Trade You Your Manhattan Office Tower for My Westchester Suburb

In January 1914, The Times reported that Mr. Carrington and the bondholders had reached a deal to sell the property to an unknown buyer for $2.2 million in January 1914. “In part payment,” Bell transferred ownership of Philipse Manor to Carrington and his associates. (Carrington did not hold on to all of Philipse Manor for long. The Times reported in May 1915 that the 303 Fifth Avenue Corporation sold a 17-acre plot overlooking the Hudson River to the Chevrolet Motor Company.)

 

THE BELL FAMILY HAS owned the 100-year-old 303 Fifth Avenue for all but five years of its history. “It was difficult in the 1930s,” Nicholas Bell said. “We were having trouble paying the mortgage. It’s been up and down since then.”

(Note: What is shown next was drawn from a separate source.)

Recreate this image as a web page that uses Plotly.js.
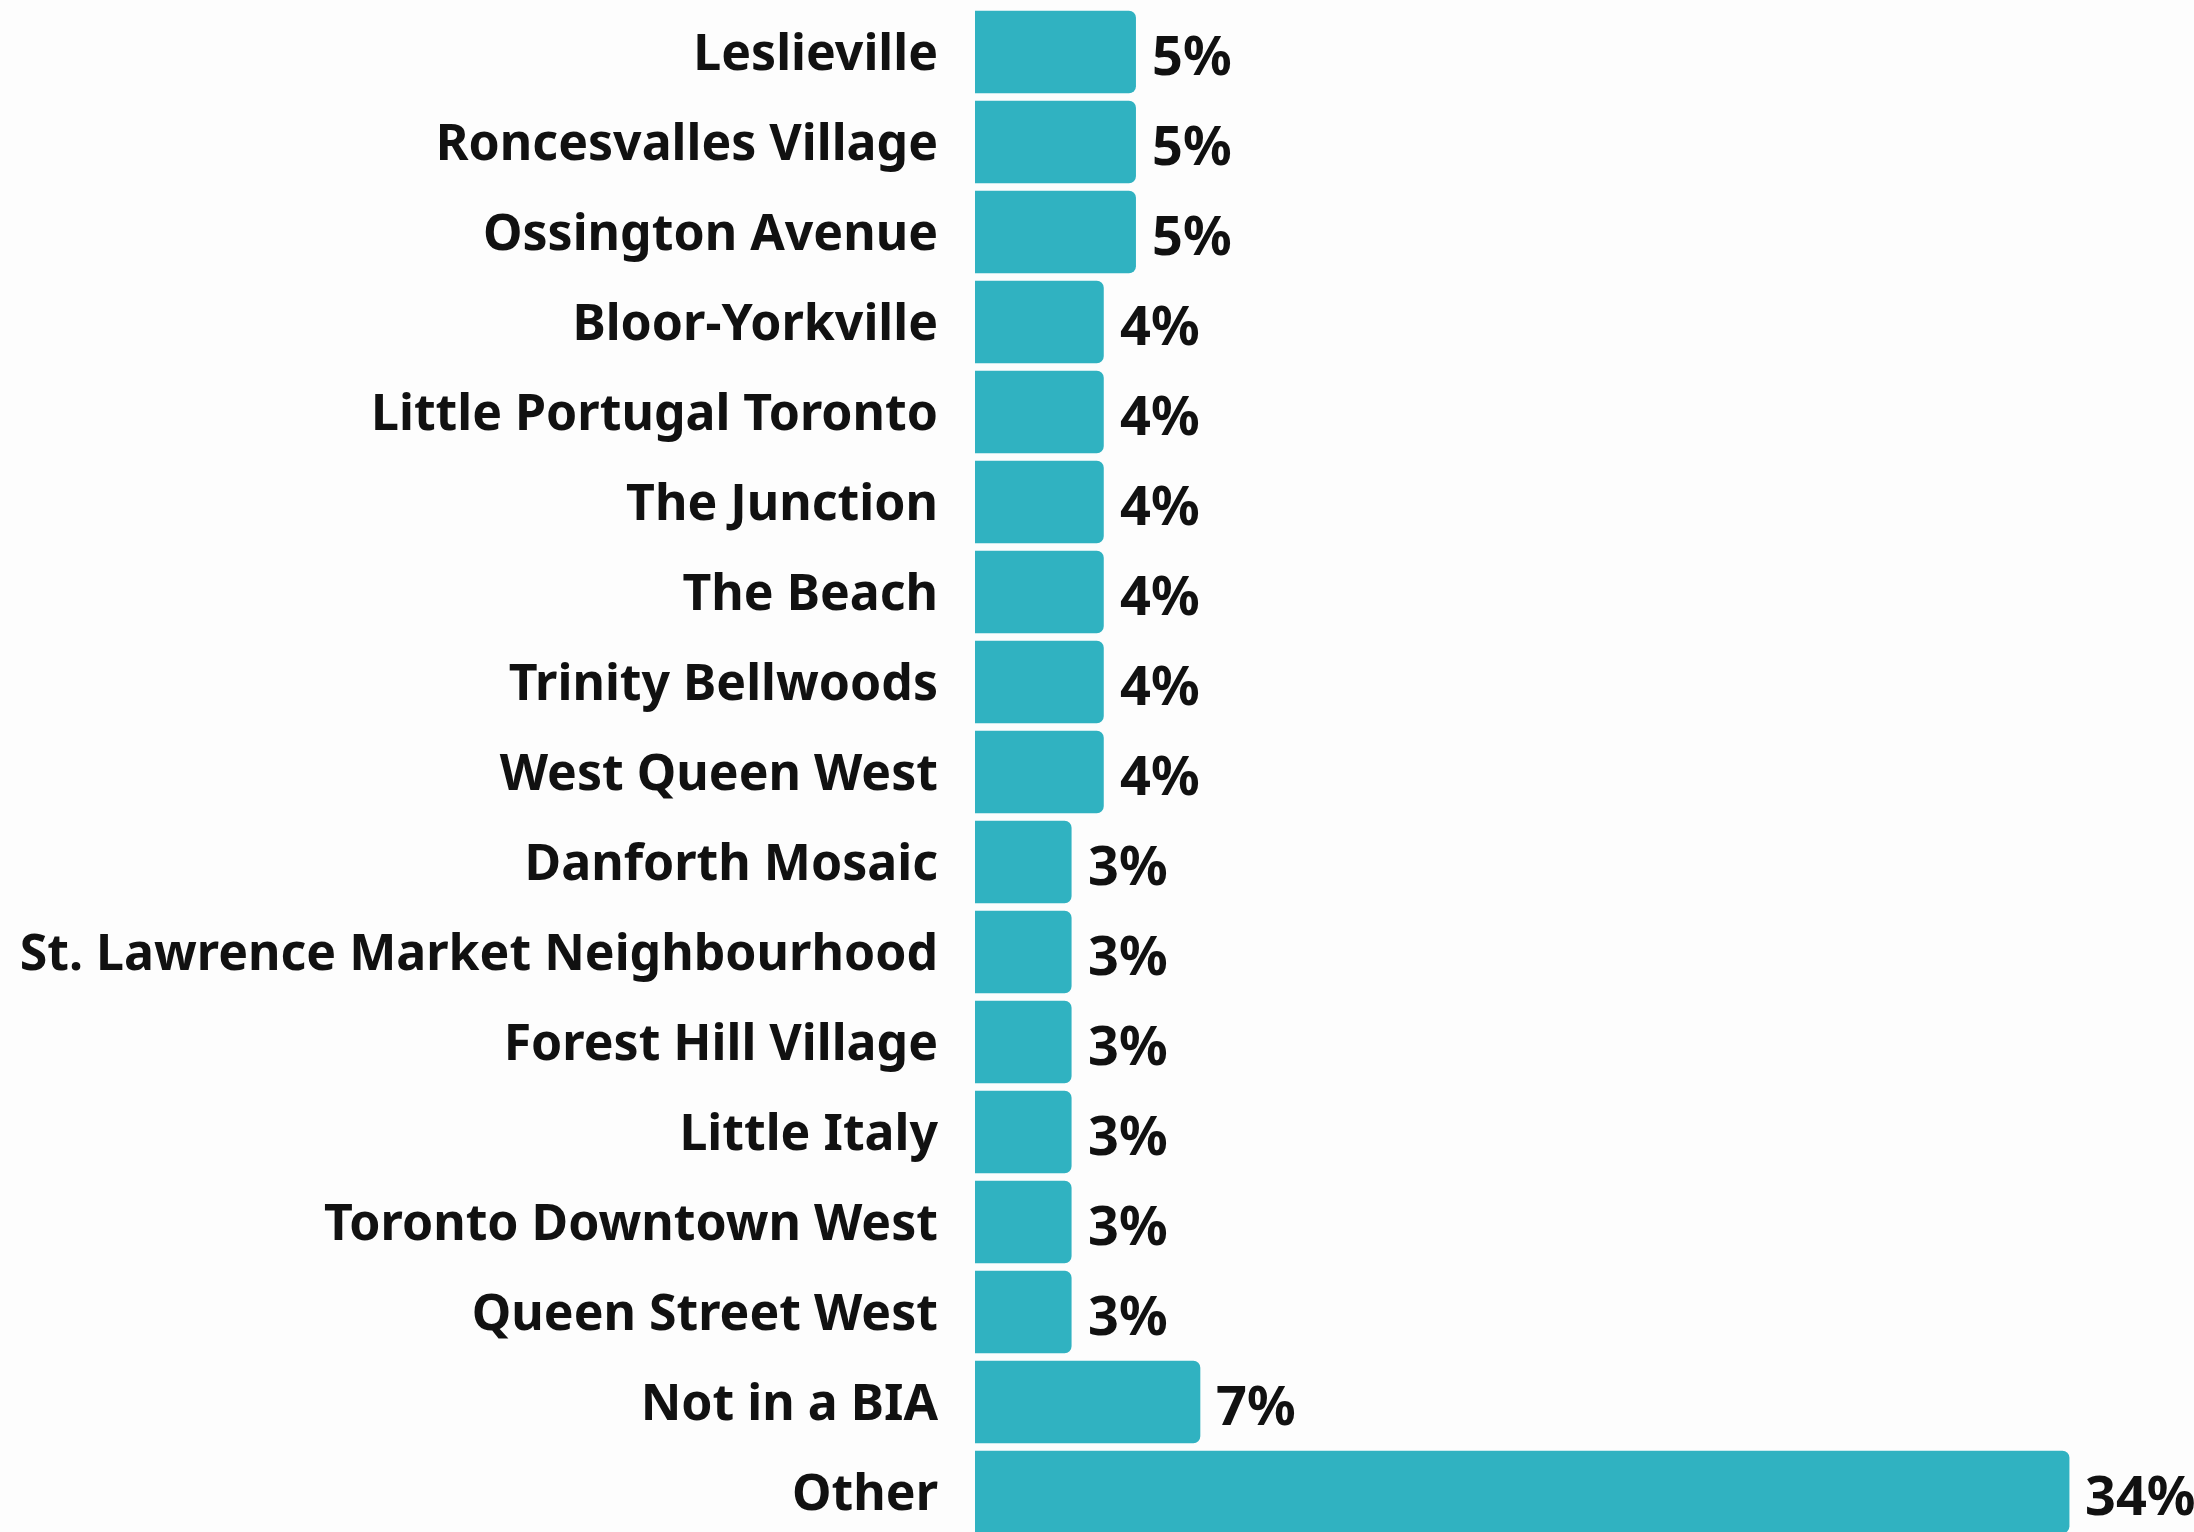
<!DOCTYPE html>
<html>
<head>
<meta charset="utf-8">
<script src="https://cdn.plot.ly/plotly-3.0.1.min.js"></script>
<style>html,body{margin:0;padding:0;background:#fdfdfd;}#chart{width:2194px;height:1532px;}</style>
</head>
<body>
<div id="chart"></div>
<script>
const categories = ["Leslieville","Roncesvalles Village","Ossington Avenue","Bloor-Yorkville","Little Portugal Toronto","The Junction","The Beach","Trinity Bellwoods","West Queen West","Danforth Mosaic","St. Lawrence Market Neighbourhood","Forest Hill Village","Little Italy","Toronto Downtown West","Queen Street West","Not in a BIA","Other"];
const values = [5,5,5,4,4,4,4,4,4,3,3,3,3,3,3,7,34];
const valueLabels = values.map(v => v + "%");

const trace = {
  type: "bar",
  orientation: "h",
  y: categories,
  x: values,
  marker: {color: "#30b2c1", cornerradius: 7},
  hoverinfo: "skip"
};

const annotations = categories.map((c, i) => ({
  x: values[i], y: c, xref: "x", yref: "y",
  text: valueLabels[i], showarrow: false,
  xanchor: "left", yanchor: "middle", xshift: 14, yshift: -2,
  font: {family: "Noto Sans", size: 54, color: "#111111", weight: 700}
}));

const layout = {
  width: 2194, height: 1532,
  paper_bgcolor: "#fdfdfd", plot_bgcolor: "#fdfdfd",
  margin: {l: 975, r: 28, t: 7, b: 0},
  bargap: 0.083,
  showlegend: false,
  xaxis: {range: [0, 37], visible: false, fixedrange: true},
  yaxis: {
    type: "category", range: [16.444, -0.5],
    showgrid: false, zeroline: false, showline: false, ticks: "",
    ticklabelstandoff: 36,
    tickfont: {family: "Noto Sans", size: 50, color: "#111111", weight: 700}
  },
  annotations: annotations
};

Plotly.newPlot("chart", [trace], layout, {staticPlot: true, displayModeBar: false});
</script>
</body>
</html>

Mr. Bell, who like his great-grandfather is based in England, flirted with the idea of working with a local partner to renovate the building in 2000, but ultimately chose not to. “If we’d gone with a developer, he might have wanted to increase borrowing and do the construction very quickly,” he said. “A lot of local investors wanted to be incentived and wanted an equity interest. We had had two other equity investors in the past, and, in one case, it had led to litigation.”

The case ultimately settled and the Bell family bought out its former partners.

The slump in the early 1990s also took its toll as well, and, since January, the property has suffered from the latest downturn.

Occupancy at 303 Fifth has dropped 12 percent from last year, when the building was 100 percent leased, according to leasing manager Richard Chieffo. The building has always catered to smaller tenants, in the 400- to 700-square-foot range, though the initial popularity with fashion and design companies that earned it the nickname the Jewelry Building has lately given way to a more buttoned-up roster of law and accounting firms.

The 200 current tenants pay an average of $38 a square foot, Mr. Chieffo said, and leasing activity has started to pick up in the past few weeks. “I know there are a lot of buildings in the city that are sitting on 25- to 30-percent-vacant units, but we’re holding up at 12 percent.”